In the 1980s and 1990s nationally and more recently in Iowa, developers created homes by farms 1“conservation communities” incorporating either prairies or farms into their developments. These projects, for the most part, failed. Why? Because they tied the common area to Homeowners Associations that simply aren’t built to last very long nor to manage farms. After a few generations of new homeowners the prairie turned to scrub or the farm went vacant.

Some communities have figured this out and have created non-profits to manage their farms. A portion of the Homeowners Association fees goes to sustain it, as does a small percentage of each home sale as houses turn over. Sometimes Homeowners Association fees include a CSA share from the farm as well.

This is a truly sustainable and legitimate use for a nonprofit organization, because it brings farm management expertise to the table that guarantees the proper management of the farm itself. With SILT, farmers will either receive long-term inheritable leases or be able to purchase the farm with an agricultural easement on it. Either way it will always stay in healthy food production, and just as importantly, remain affordable for beginning farmers.

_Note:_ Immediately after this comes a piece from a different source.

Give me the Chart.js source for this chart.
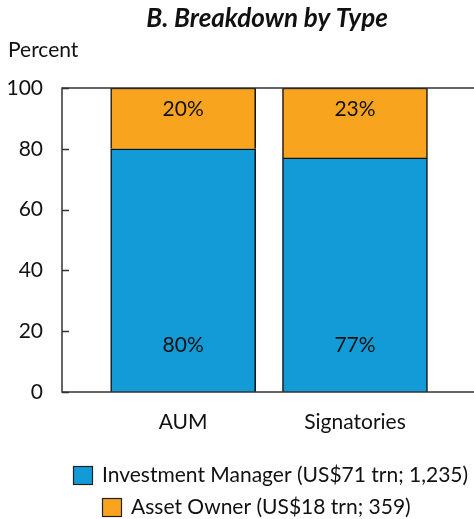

SILT leaders envisioned homes and farms co-existing since the group’s founding. We’re just waiting for the first brave (and smart) developer to step up. Donating a permanent easement or the farmland itself to SILT provides significant tax benefits that will factor nicely into a developer’s profit margin, while offering a forward-looking, unique living opportunity for Iowans looking to reconnect with their food and farmers.

SILT has been networking with developers and real estate brokers across Iowa. Who will be the first to take us up on it?